# Sequences and Series

1. Apr 7, 2014

### cathy

1. The problem statement, all variables and given/known data

So, I actually have a bunch of these problems and I cannot do any of them. I don't think I'm really understanding it. Here is the question: (one of them) The way I wrote them, a_n means a sub n

For each sequence a_n find a number k such that n^k a_n
has a finite non-zero limit.
(This is of use, because by the limit comparison test the series ∑from 1 to infinity (a_n) and ∑from 1 to infinity (n^-k) both converge or both diverge.)

The question:
a_n= (6+3n)^-7
What does k equal?

2. Relevant equations
N/A

3. The attempt at a solution
I'm actually 100% lost on this problem.

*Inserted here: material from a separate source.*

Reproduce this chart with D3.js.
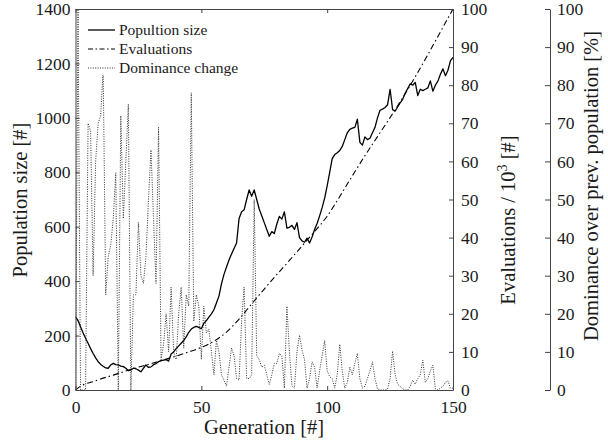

I don't even know where to start :(
Here's my attempt. It may not make any sense because I don't understand this. But here it is:
(6+3n)^-7>0
1/(6+3n)^7>0
1>0
Ans: 1
But that is incorrect.

2. Apr 7, 2014

### Dick

Here's a hint. (6+3n)=n(6/n+3). Try and do something with that.

3. Apr 7, 2014

### cathy

Would you mind explaining the meaning? How would I find k from it?

4. Apr 7, 2014

### Dick

Ok, so (6+3n)^(-7)=(n(6/n+3))^(-7)=n^(-7)*(6/n+3)^(-7). What's the limit n->infinity of (6/n+3)^(-7)?

5. Apr 7, 2014

### cathy

isn't it infinity?

6. Apr 7, 2014

### Dick

I don't think so. Why do you? What's limit 6/n as n->infinity?

7. Apr 7, 2014

### cathy

because isnt it the same as saying ((n+3)/6)^7 so as n approaches infinity, it approaches infinity?

8. Apr 7, 2014

### cathy

but how would doing that help me find what k is?

9. Apr 7, 2014

### Dick

No, it isn't. ((6/n)+3)^(-7)=1/((6/n)+3)^7. It's not 6/(n+3). It's (6/n)+3. They are very different.

10. Apr 7, 2014

### cathy

and using this new limit (6/n)+3, how would it lead me to solve for k?

11. Apr 7, 2014

### Dick

I think you should stop asking that until you do the algebra correctly and tell me what limit n->infinity ((6/n)+3) is. Then take a breath and think about it.

12. Apr 7, 2014

### cathy

the limit is 3 because the 6/n goes to 0

13. Apr 7, 2014

### Dick

Ok, so what's limit ((6/n)+3)^(-7). Have you thought about what that might mean for your question of what k is?

14. Apr 7, 2014

### cathy

1/3^7= 1/2187.
I still dont know where k comes into play.

15. Apr 7, 2014

### cathy

Is k 7?

16. Apr 7, 2014

### cathy

Where did you get the n(6/n+3) here? Why was it necessary to factor out the n?

17. Apr 7, 2014

### Dick

Ok, so (6+3n)^(-7)=(n(6/n+3))^(-7)=n^(-7)*(6/n+3)^(-7). As n->infinity (6/n+3)^(-7)->1/3^7. Does it make sense to you that k=7 works??

18. Apr 7, 2014

### Dick

Because you want the series to look like n^(-k) times something that approaches a nonzero constant. It's a good idea to factor out the n and see what's left.

19. Apr 7, 2014

### cathy

yes it does. so just to recap, i had to factor out an n to create the n^k? what if n were in the demonimator instead?

20. Apr 7, 2014

### Dick

Then you would factor out a 1/n^(k)=n^(-k). It just changes the sign of k. Doesn't it?